Caregiver Resources – Negotiations 101: How to Get the Job You Want or the Care You Need
Having worked as a caregiver for more than 30 years in private in home care, adult care homes, and owning my own residential care facility, I have participated in the hiring process many times. I have been on both ends of the hiring spectrum. As an owner I hired employees and managed their work. As a worker in various facilities, I have done hands on care under the supervision of my employers. I have been self-employed and I have been employed by others. In every case, the process of hiring or being hired was vital to my satisfaction in the partnership established. This was due in large part to agreements I negotiated ahead of time.

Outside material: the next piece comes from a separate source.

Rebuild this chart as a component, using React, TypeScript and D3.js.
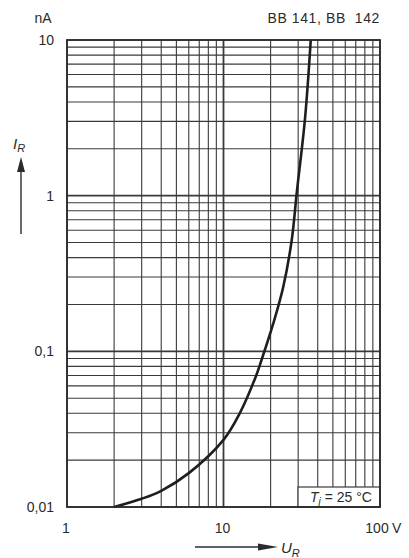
import React from "react";
import { scaleLog, line, curveCatmullRom, range } from "d3";

// reverse current vs reverse voltage
const voltage = [2, 3, 4, 6, 10, 12.7, 16, 17.5, 20.8, 24.1, 27.3, 29.4, 33.2, 36.1];
const current = [0.01, 0.0113, 0.0127, 0.0165, 0.027, 0.04, 0.068, 0.088, 0.151, 0.26, 0.52, 1.05, 3.15, 10];

const xTicks = [1, 10, 100];
const xTickLabels = ["1", "10", "100"];
const yTicks = [0.01, 0.1, 1, 10];
const yTickLabels = ["0,01", "0,1", "1", "10"];

const W = 409;
const H = 558;
const left = 67, right = 380, top = 40, bottom = 507;
const ink = "#2b2b2b";
const font = "'Liberation Sans', Arial, sans-serif";

const App = () => {
  const x = scaleLog().domain([1, 100]).range([left, right]);
  const y = scaleLog().domain([0.01, 10]).range([bottom, top]);

  // 1..9 in every decade
  const vLines = [1, 10].flatMap((d) => range(1, 10).map((k) => k * d)).concat([100]);
  const hLines = [0.01, 0.1, 1].flatMap((d) => range(1, 10).map((k) => k * d)).concat([10]);

  const pts = voltage.map((u, i) => [u, current[i]]);
  const path = line()
    .x((d) => x(d[0]))
    .y((d) => y(d[1]))
    .curve(curveCatmullRom.alpha(0.5))(pts);

  // box with the junction temperature, bottom right corner
  const boxL = 298, boxT = 487;

  return (
    <svg
      width={W}
      height={H}
      style={{ position: "absolute", left: 0, top: 0, background: "#fff" }}
      fontFamily={font}
    >
      <rect width={W} height={H} fill="#fff" />
      <g stroke="#3a3a3a">
        {vLines.map((v) => (
          <line
            key={"v" + v}
            x1={x(v)}
            x2={x(v)}
            y1={top}
            y2={bottom}
            strokeWidth={v === 10 ? 1.8 : 1.1}
          />
        ))}
        {hLines.map((v) => (
          <line
            key={"h" + v}
            x1={left}
            x2={right}
            y1={y(v)}
            y2={y(v)}
            strokeWidth={[0.1, 1].includes(v) ? 1.8 : 1.1}
          />
        ))}
      </g>
      <path d={path} fill="none" stroke="#1e1e1e" strokeWidth={2.6} />
      <rect
        x={boxL}
        y={boxT}
        width={right - boxL}
        height={bottom - boxT}
        fill="#fff"
        stroke="#3a3a3a"
        strokeWidth={1.2}
      />
      <rect
        x={left}
        y={top}
        width={right - left}
        height={bottom - top}
        fill="none"
        stroke="#2a2a2a"
        strokeWidth={1.8}
      />
      <text x={(boxL + right) / 2 + 2} y={bottom - 5} fontSize={14} fill={ink} textAnchor="middle">
        <tspan fontStyle="italic">T</tspan>
        <tspan fontStyle="italic" fontSize={10} dy={3}>j</tspan>
        <tspan dy={-3}> = 25 °C</tspan>
      </text>

      {yTicks.map((t, i) => (
        <text key={t} x={54} y={y(t) + 5} fontSize={14} fill={ink} textAnchor="end">
          {yTickLabels[i]}
        </text>
      ))}
      {xTicks.map((t, i) => (
        <text key={t} x={x(t) - (t === 100 ? 3 : 1)} y={533} fontSize={14} fill={ink} textAnchor="middle">
          {xTickLabels[i]}
        </text>
      ))}
      <text x={392} y={533} fontSize={14} fill={ink}>V</text>

      <text x={43} y={23} fontSize={14} fill={ink} textAnchor="middle">nA</text>
      <text x={380} y={23} fontSize={14} fill={ink} textAnchor="end" style={{ whiteSpace: "pre" }} letterSpacing={0.6}>
        BB 141, BB  142
      </text>

      {/* y axis title with arrow */}
      <text x={13} y={149} fontSize={15} fill={ink} fontStyle="italic">
        I<tspan fontSize={11} dy={3}>R</tspan>
      </text>
      <line x1={21} x2={21} y1={234} y2={168} stroke={ink} strokeWidth={1.4} />
      <path d="M17,172 L25,172 L21,157 Z" fill={ink} />

      {/* x axis title with arrow */}
      <line x1={195} x2={262} y1={547} y2={547} stroke={ink} strokeWidth={1.4} />
      <path d="M258,543.5 L258,550.5 L278,547 Z" fill={ink} />
      <text x={281} y={553} fontSize={15} fill={ink} fontStyle="italic">
        U<tspan fontSize={11} dy={4}>R</tspan>
      </text>
    </svg>
  );
};

export default App;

The tempting thing to do when hiring or being hired is to go with the emotions of how we feel about the person we are interviewing or being interviewed by. Sometimes just having a job or hiring a worker seems like the most important goal. A quick decision without much forethought or preparation will often quickly lead to misunderstanding and dissatisfaction. This in turn leads to a continuous turnover of workers or another job search. The time taken in initiating and training is wasted and must be done again and again with new workers or jobs. The frustration and stress level increase with each failure to get it right.
Preparation ahead of time is invaluable when entering into a contract for caregiving. Whether the position is for a relief caregiver, an hourly worker, a shift worker, or a full-time live-in companion/ caregiver there are many things to consider before entering into an agreement. Negotiation ensures both parties are satisfied when the process is finished. Working out all the details and answering all the pertinent questions ahead of time, guarantees a smoother working relationship with all parties involved.
Just the word “negotiation” can be intimidating for people who aren’t sure how to do it. I have learned over time that the whole process can be simplified by taking the time to prepare for and anticipate as many areas as possible that need discussion and negotiation ahead of time. An employer often wants the most work possible from an employee, for the least amount of output of resources and wages. On the other hand, a person applying for work wants the most pay for a manageable amount of work done. Often the gulf between expectations is very wide apart. Many times only a fraction of the important issues are discussed. The mindset is usually that when the actual working relationship begins, these issues will be ironed out on the job. From experience I have found this to be a huge mistake. It is much easier to establish ahead of time what you are able to do or allow, and what you absolutely will not give in on. It’s a type of boundary and limitation setting that should take place in all relationships, personal and in employment situations. Many problems can be avoided on the job when they have been discussed beforehand, in detail, with agreements made and understanding clarified.
A list of topics, issues, question, and expectations to check off during the interview will ensure every area is covered. This will make you feel much more efficient and professional. The process can actually be very satisfying when you know your future is being decided as you proceed.
You often hear advice given on how to dress and present yourself for an interview. Those things are very important, but the art of negotiation will have a longer lasting impact on your ability to work in a friendly environment, with a staff that is considerate of each other and who all have consistent expectations. Of course, one thing to remember is, the actual negotiations can only begin when you are confident you will be hired.